In order to establish an actual controversy in this case, Lyons would have had not only to allege that he would have another encounter with the police but also to make the incredible assertion either, (1) that all police officers in Los Angeles always choke any citizen with whom they happen to have an encounter, whether for the purpose of arrest, issuing a citation or for questioning or, (2) that the City ordered or authorized police officers to act in such a manner.

Id. at 105-06. The allegation that "the City authorized the use of the control holds in situations where deadly force was not threatened" was inadequate because "it did not indicate why Lyons might be realistically threatened by police officers who acted within the strictures of the City's policy." Id. at 106. The Court concluded that "it is surely no more than speculation" to assert that a plaintiff once wronged by police misconduct "will again be involved in one of those unfortunate instances." Id. at 108.

Here, Grayson has not alleged any facts demonstrating that he is likely to be injured in the future either by Defendant Kubota, who he alleges has been fired by the County, or by the County's policies concerning the investigation and monitoring of veterans' military history and mental health. He explains that "[t]he risk to Plaintiff, or any citizen of Defendant County, is the potential to encounter any Defendant County combat veteran Deputy whose psychiatric or psychological fitness is not reasonably investigated or monitored by Defendant County." ECF No. 37 at 8. But "[a]bsent a sufficient likelihood that he will again be wronged in a similar way, " Grayson "is no more entitled to an injunction than any other citizen" of Marin, "and a federal court may not entertain a claim by any or all citizens who no more than assert that certain practices of law enforcement officers are unconstitutional." Lyons, 461 U.S. at 111.

IV. CONCLUSION

For the foregoing reasons, the motion to dismiss is granted. In his opposition, Plaintiff seeks leave to amend his complaint a second time. ECF No. 37 at 6. Defendant Kubota objects to this request. ECF No. 38. He argues that the request is procedurally improper, and that by seeking leave to amend in connection with a motion in which Kubota is not involved, Grayson deprives him of an opportunity to directly address whether such an amendment is appropriate or permissible. Id. This point is well taken.
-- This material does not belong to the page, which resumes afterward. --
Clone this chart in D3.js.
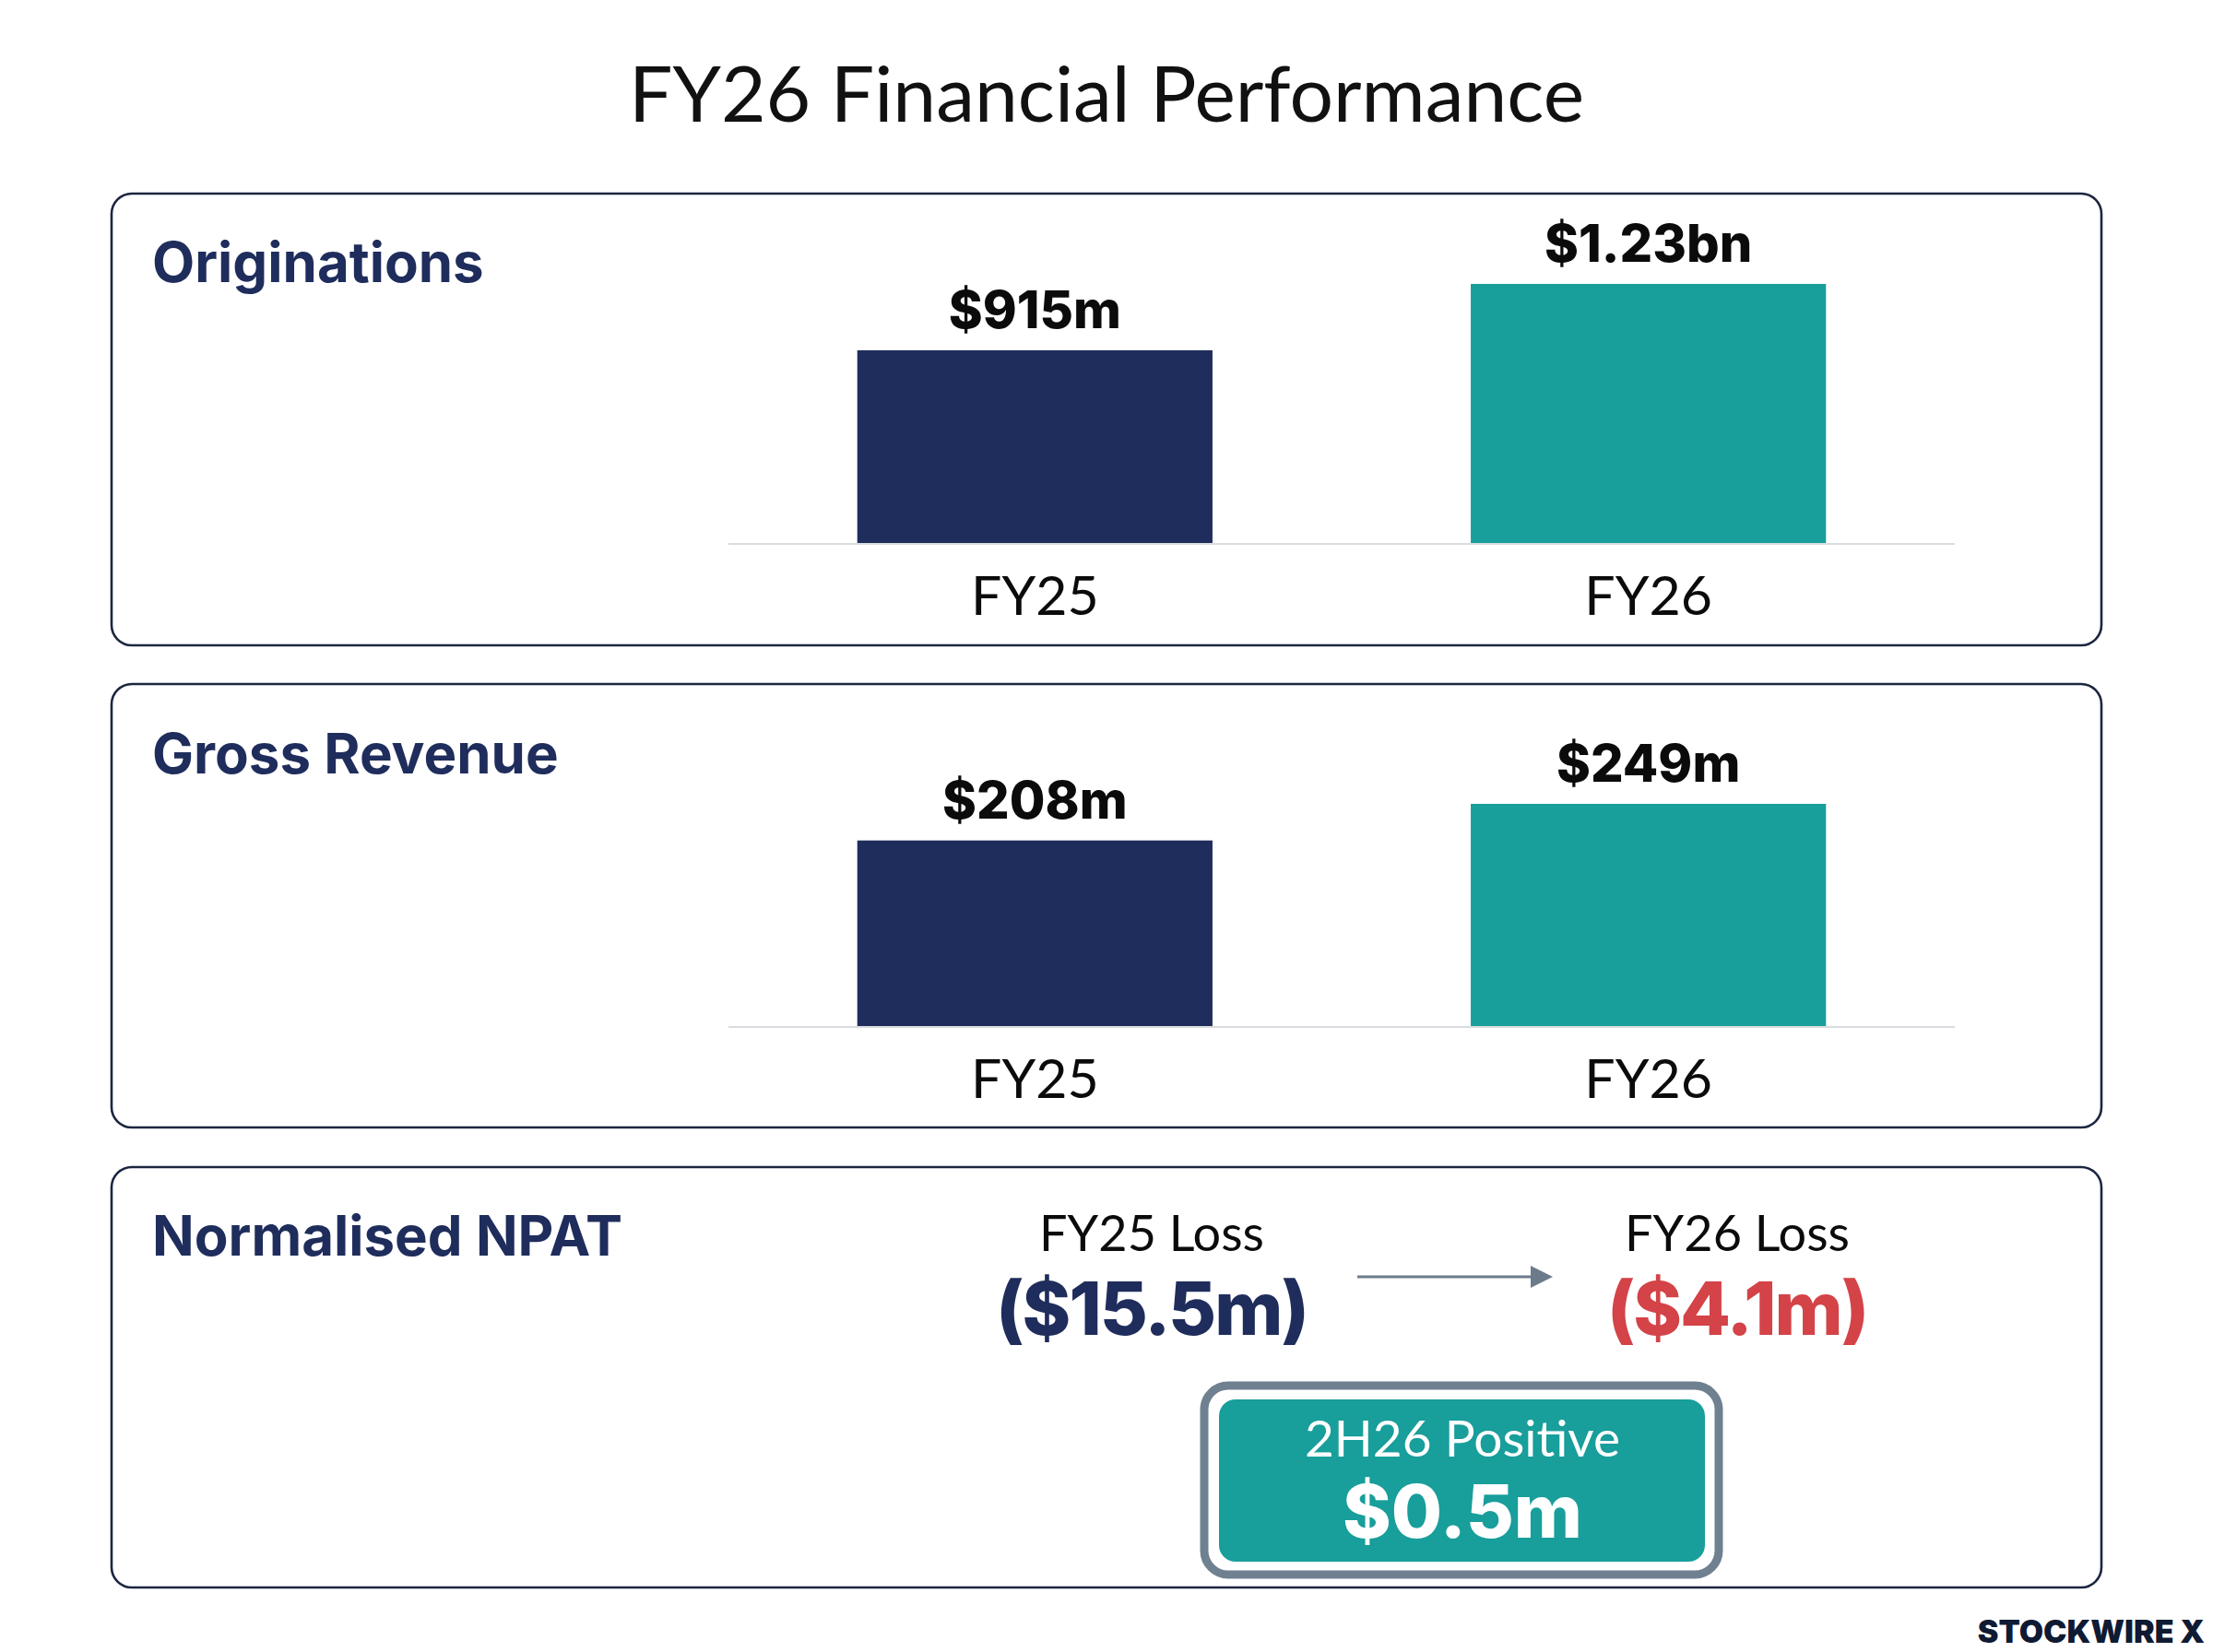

Accordingly, the fifth cause of action is dismissed without prejudice, except with respect to the prayer for injunctive relief, as to which the Court concludes that amendment would be futile. If Plaintiff wishes to amend his complaint, he shall file within ten days of this order either a stipulation and proposed order granting leave to file a second amended complaint; or a motion for leave to amend in which he describes his meet and confer efforts in pursuit of such a stipulation.

IT IS SO ORDERED.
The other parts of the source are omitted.